» Given exercise: Output the full listing word for word.

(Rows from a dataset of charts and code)
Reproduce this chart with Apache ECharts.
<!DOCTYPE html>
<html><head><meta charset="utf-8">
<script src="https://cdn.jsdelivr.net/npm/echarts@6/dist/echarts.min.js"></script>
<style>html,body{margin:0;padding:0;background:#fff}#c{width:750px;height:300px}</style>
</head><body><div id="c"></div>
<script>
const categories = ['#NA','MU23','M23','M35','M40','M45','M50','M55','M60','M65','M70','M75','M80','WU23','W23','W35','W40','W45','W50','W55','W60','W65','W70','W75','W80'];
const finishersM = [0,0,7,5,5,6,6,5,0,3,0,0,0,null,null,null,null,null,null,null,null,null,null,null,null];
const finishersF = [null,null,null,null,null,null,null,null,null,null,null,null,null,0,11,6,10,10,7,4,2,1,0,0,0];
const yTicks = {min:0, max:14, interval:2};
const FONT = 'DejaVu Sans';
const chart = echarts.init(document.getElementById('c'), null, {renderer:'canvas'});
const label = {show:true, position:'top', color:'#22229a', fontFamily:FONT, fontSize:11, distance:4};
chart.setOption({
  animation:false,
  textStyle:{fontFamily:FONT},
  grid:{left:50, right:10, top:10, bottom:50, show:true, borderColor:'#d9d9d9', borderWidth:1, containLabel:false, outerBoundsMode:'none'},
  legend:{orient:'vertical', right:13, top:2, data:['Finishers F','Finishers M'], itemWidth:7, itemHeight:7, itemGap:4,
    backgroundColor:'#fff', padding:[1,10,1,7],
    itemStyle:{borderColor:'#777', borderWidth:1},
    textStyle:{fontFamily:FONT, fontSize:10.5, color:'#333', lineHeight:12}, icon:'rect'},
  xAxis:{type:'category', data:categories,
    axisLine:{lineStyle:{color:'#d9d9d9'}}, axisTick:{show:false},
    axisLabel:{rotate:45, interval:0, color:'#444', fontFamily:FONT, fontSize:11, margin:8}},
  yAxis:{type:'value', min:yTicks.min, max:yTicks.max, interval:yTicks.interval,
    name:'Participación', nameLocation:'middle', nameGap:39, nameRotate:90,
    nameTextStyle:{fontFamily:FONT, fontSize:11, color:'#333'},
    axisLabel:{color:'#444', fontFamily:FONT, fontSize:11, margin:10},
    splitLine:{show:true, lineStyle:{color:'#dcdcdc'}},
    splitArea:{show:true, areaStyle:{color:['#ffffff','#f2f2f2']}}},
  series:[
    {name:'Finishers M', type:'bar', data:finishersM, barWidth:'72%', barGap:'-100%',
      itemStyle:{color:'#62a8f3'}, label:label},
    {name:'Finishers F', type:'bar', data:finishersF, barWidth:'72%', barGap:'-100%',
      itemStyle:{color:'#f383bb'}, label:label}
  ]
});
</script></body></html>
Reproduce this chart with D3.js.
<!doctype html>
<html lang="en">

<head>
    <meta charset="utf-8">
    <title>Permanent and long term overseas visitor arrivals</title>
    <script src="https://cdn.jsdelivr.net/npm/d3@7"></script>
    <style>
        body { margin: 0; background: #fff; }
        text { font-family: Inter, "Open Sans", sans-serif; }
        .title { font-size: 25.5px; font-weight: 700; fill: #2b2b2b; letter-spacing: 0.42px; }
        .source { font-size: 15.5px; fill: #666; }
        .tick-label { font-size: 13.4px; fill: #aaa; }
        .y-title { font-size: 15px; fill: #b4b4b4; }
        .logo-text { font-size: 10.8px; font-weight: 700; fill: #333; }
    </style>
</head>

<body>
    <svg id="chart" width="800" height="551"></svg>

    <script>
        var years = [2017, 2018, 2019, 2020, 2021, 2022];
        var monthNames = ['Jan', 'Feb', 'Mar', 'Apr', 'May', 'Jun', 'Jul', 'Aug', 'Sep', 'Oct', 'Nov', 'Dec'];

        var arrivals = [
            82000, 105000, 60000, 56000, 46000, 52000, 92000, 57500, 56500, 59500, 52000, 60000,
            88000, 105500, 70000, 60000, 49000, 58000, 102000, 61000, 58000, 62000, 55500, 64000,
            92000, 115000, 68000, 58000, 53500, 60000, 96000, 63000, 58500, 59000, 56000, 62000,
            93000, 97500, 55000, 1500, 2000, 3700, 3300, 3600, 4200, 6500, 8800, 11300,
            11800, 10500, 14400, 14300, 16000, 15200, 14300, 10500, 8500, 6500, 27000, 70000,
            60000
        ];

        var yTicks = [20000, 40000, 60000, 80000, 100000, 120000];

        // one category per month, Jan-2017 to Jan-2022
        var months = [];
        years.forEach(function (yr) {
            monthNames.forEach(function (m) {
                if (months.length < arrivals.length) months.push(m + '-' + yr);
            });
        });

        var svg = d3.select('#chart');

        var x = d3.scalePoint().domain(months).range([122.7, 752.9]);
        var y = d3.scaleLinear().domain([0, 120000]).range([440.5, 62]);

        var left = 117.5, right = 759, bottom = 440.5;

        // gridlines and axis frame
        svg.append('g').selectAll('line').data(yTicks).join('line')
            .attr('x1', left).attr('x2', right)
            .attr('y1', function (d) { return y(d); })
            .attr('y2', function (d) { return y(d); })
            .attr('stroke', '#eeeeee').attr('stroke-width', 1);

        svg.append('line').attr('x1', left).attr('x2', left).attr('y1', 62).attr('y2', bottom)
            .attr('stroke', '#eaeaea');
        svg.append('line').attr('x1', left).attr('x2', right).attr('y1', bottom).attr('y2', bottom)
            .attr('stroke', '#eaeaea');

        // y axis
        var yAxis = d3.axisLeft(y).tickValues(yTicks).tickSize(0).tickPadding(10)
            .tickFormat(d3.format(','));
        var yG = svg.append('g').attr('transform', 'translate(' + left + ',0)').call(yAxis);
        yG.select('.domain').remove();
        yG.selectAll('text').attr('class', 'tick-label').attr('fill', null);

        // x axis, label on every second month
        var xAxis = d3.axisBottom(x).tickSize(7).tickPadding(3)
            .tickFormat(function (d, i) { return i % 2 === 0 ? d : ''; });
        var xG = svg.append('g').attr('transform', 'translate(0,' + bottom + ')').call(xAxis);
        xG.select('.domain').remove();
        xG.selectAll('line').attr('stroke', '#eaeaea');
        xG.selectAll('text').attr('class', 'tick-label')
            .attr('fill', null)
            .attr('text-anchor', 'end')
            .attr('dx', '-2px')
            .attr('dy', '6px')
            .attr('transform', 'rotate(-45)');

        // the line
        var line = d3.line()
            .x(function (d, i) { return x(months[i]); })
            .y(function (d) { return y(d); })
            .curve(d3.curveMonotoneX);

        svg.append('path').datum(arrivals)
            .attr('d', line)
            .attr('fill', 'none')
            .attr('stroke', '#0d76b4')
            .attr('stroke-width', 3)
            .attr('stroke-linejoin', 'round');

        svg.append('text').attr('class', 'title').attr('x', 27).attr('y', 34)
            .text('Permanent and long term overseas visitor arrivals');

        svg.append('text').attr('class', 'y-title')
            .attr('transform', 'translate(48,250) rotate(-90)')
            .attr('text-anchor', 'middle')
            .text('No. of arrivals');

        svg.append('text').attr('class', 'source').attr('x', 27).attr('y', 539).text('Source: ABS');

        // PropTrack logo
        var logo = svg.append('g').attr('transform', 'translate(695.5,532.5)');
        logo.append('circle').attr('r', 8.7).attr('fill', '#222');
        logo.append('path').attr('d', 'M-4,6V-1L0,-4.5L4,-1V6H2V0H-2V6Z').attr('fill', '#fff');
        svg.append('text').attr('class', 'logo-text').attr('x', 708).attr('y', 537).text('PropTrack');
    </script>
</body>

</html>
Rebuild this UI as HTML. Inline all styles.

» Written answer:
Reproduce this chart with Apache ECharts.
<!DOCTYPE html>
<html><head><meta charset="utf-8">
<script src="https://cdn.jsdelivr.net/npm/echarts@6/dist/echarts.min.js"></script>
<style>html,body{margin:0;padding:0;background:#fff}#c{width:750px;height:300px}</style>
</head><body><div id="c"></div>
<script>
const categories = ['#NA','MU23','M23','M35','M40','M45','M50','M55','M60','M65','M70','M75','M80','WU23','W23','W35','W40','W45','W50','W55','W60','W65','W70','W75','W80'];
const finishersM = [0,0,7,5,5,6,6,5,0,3,0,0,0,null,null,null,null,null,null,null,null,null,null,null,null];
const finishersF = [null,null,null,null,null,null,null,null,null,null,null,null,null,0,11,6,10,10,7,4,2,1,0,0,0];
const yTicks = {min:0, max:14, interval:2};
const FONT = 'DejaVu Sans';
const chart = echarts.init(document.getElementById('c'), null, {renderer:'canvas'});
const label = {show:true, position:'top', color:'#22229a', fontFamily:FONT, fontSize:11, distance:4};
chart.setOption({
  animation:false,
  textStyle:{fontFamily:FONT},
  grid:{left:50, right:10, top:10, bottom:50, show:true, borderColor:'#d9d9d9', borderWidth:1, containLabel:false, outerBoundsMode:'none'},
  legend:{orient:'vertical', right:13, top:2, data:['Finishers F','Finishers M'], itemWidth:7, itemHeight:7, itemGap:4,
    backgroundColor:'#fff', padding:[1,10,1,7],
    itemStyle:{borderColor:'#777', borderWidth:1},
    textStyle:{fontFamily:FONT, fontSize:10.5, color:'#333', lineHeight:12}, icon:'rect'},
  xAxis:{type:'category', data:categories,
    axisLine:{lineStyle:{color:'#d9d9d9'}}, axisTick:{show:false},
    axisLabel:{rotate:45, interval:0, color:'#444', fontFamily:FONT, fontSize:11, margin:8}},
  yAxis:{type:'value', min:yTicks.min, max:yTicks.max, interval:yTicks.interval,
    name:'Participación', nameLocation:'middle', nameGap:39, nameRotate:90,
    nameTextStyle:{fontFamily:FONT, fontSize:11, color:'#333'},
    axisLabel:{color:'#444', fontFamily:FONT, fontSize:11, margin:10},
    splitLine:{show:true, lineStyle:{color:'#dcdcdc'}},
    splitArea:{show:true, areaStyle:{color:['#ffffff','#f2f2f2']}}},
  series:[
    {name:'Finishers M', type:'bar', data:finishersM, barWidth:'72%', barGap:'-100%',
      itemStyle:{color:'#62a8f3'}, label:label},
    {name:'Finishers F', type:'bar', data:finishersF, barWidth:'72%', barGap:'-100%',
      itemStyle:{color:'#f383bb'}, label:label}
  ]
});
</script></body></html>
Reproduce this chart with D3.js.
<!doctype html>
<html lang="en">

<head>
    <meta charset="utf-8">
    <title>Permanent and long term overseas visitor arrivals</title>
    <script src="https://cdn.jsdelivr.net/npm/d3@7"></script>
    <style>
        body { margin: 0; background: #fff; }
        text { font-family: Inter, "Open Sans", sans-serif; }
        .title { font-size: 25.5px; font-weight: 700; fill: #2b2b2b; letter-spacing: 0.42px; }
        .source { font-size: 15.5px; fill: #666; }
        .tick-label { font-size: 13.4px; fill: #aaa; }
        .y-title { font-size: 15px; fill: #b4b4b4; }
        .logo-text { font-size: 10.8px; font-weight: 700; fill: #333; }
    </style>
</head>

<body>
    <svg id="chart" width="800" height="551"></svg>

    <script>
        var years = [2017, 2018, 2019, 2020, 2021, 2022];
        var monthNames = ['Jan', 'Feb', 'Mar', 'Apr', 'May', 'Jun', 'Jul', 'Aug', 'Sep', 'Oct', 'Nov', 'Dec'];

        var arrivals = [
            82000, 105000, 60000, 56000, 46000, 52000, 92000, 57500, 56500, 59500, 52000, 60000,
            88000, 105500, 70000, 60000, 49000, 58000, 102000, 61000, 58000, 62000, 55500, 64000,
            92000, 115000, 68000, 58000, 53500, 60000, 96000, 63000, 58500, 59000, 56000, 62000,
            93000, 97500, 55000, 1500, 2000, 3700, 3300, 3600, 4200, 6500, 8800, 11300,
            11800, 10500, 14400, 14300, 16000, 15200, 14300, 10500, 8500, 6500, 27000, 70000,
            60000
        ];

        var yTicks = [20000, 40000, 60000, 80000, 100000, 120000];

        // one category per month, Jan-2017 to Jan-2022
        var months = [];
        years.forEach(function (yr) {
            monthNames.forEach(function (m) {
                if (months.length < arrivals.length) months.push(m + '-' + yr);
            });
        });

        var svg = d3.select('#chart');

        var x = d3.scalePoint().domain(months).range([122.7, 752.9]);
        var y = d3.scaleLinear().domain([0, 120000]).range([440.5, 62]);

        var left = 117.5, right = 759, bottom = 440.5;

        // gridlines and axis frame
        svg.append('g').selectAll('line').data(yTicks).join('line')
            .attr('x1', left).attr('x2', right)
            .attr('y1', function (d) { return y(d); })
            .attr('y2', function (d) { return y(d); })
            .attr('stroke', '#eeeeee').attr('stroke-width', 1);

        svg.append('line').attr('x1', left).attr('x2', left).attr('y1', 62).attr('y2', bottom)
            .attr('stroke', '#eaeaea');
        svg.append('line').attr('x1', left).attr('x2', right).attr('y1', bottom).attr('y2', bottom)
            .attr('stroke', '#eaeaea');

        // y axis
        var yAxis = d3.axisLeft(y).tickValues(yTicks).tickSize(0).tickPadding(10)
            .tickFormat(d3.format(','));
        var yG = svg.append('g').attr('transform', 'translate(' + left + ',0)').call(yAxis);
        yG.select('.domain').remove();
        yG.selectAll('text').attr('class', 'tick-label').attr('fill', null);

        // x axis, label on every second month
        var xAxis = d3.axisBottom(x).tickSize(7).tickPadding(3)
            .tickFormat(function (d, i) { return i % 2 === 0 ? d : ''; });
        var xG = svg.append('g').attr('transform', 'translate(0,' + bottom + ')').call(xAxis);
        xG.select('.domain').remove();
        xG.selectAll('line').attr('stroke', '#eaeaea');
        xG.selectAll('text').attr('class', 'tick-label')
            .attr('fill', null)
            .attr('text-anchor', 'end')
            .attr('dx', '-2px')
            .attr('dy', '6px')
            .attr('transform', 'rotate(-45)');

        // the line
        var line = d3.line()
            .x(function (d, i) { return x(months[i]); })
            .y(function (d) { return y(d); })
            .curve(d3.curveMonotoneX);

        svg.append('path').datum(arrivals)
            .attr('d', line)
            .attr('fill', 'none')
            .attr('stroke', '#0d76b4')
            .attr('stroke-width', 3)
            .attr('stroke-linejoin', 'round');

        svg.append('text').attr('class', 'title').attr('x', 27).attr('y', 34)
            .text('Permanent and long term overseas visitor arrivals');

        svg.append('text').attr('class', 'y-title')
            .attr('transform', 'translate(48,250) rotate(-90)')
            .attr('text-anchor', 'middle')
            .text('No. of arrivals');

        svg.append('text').attr('class', 'source').attr('x', 27).attr('y', 539).text('Source: ABS');

        // PropTrack logo
        var logo = svg.append('g').attr('transform', 'translate(695.5,532.5)');
        logo.append('circle').attr('r', 8.7).attr('fill', '#222');
        logo.append('path').attr('d', 'M-4,6V-1L0,-4.5L4,-1V6H2V0H-2V6Z').attr('fill', '#fff');
        svg.append('text').attr('class', 'logo-text').attr('x', 708).attr('y', 537).text('PropTrack');
    </script>
</body>

</html>
Rebuild this UI as HTML. Inline all styles.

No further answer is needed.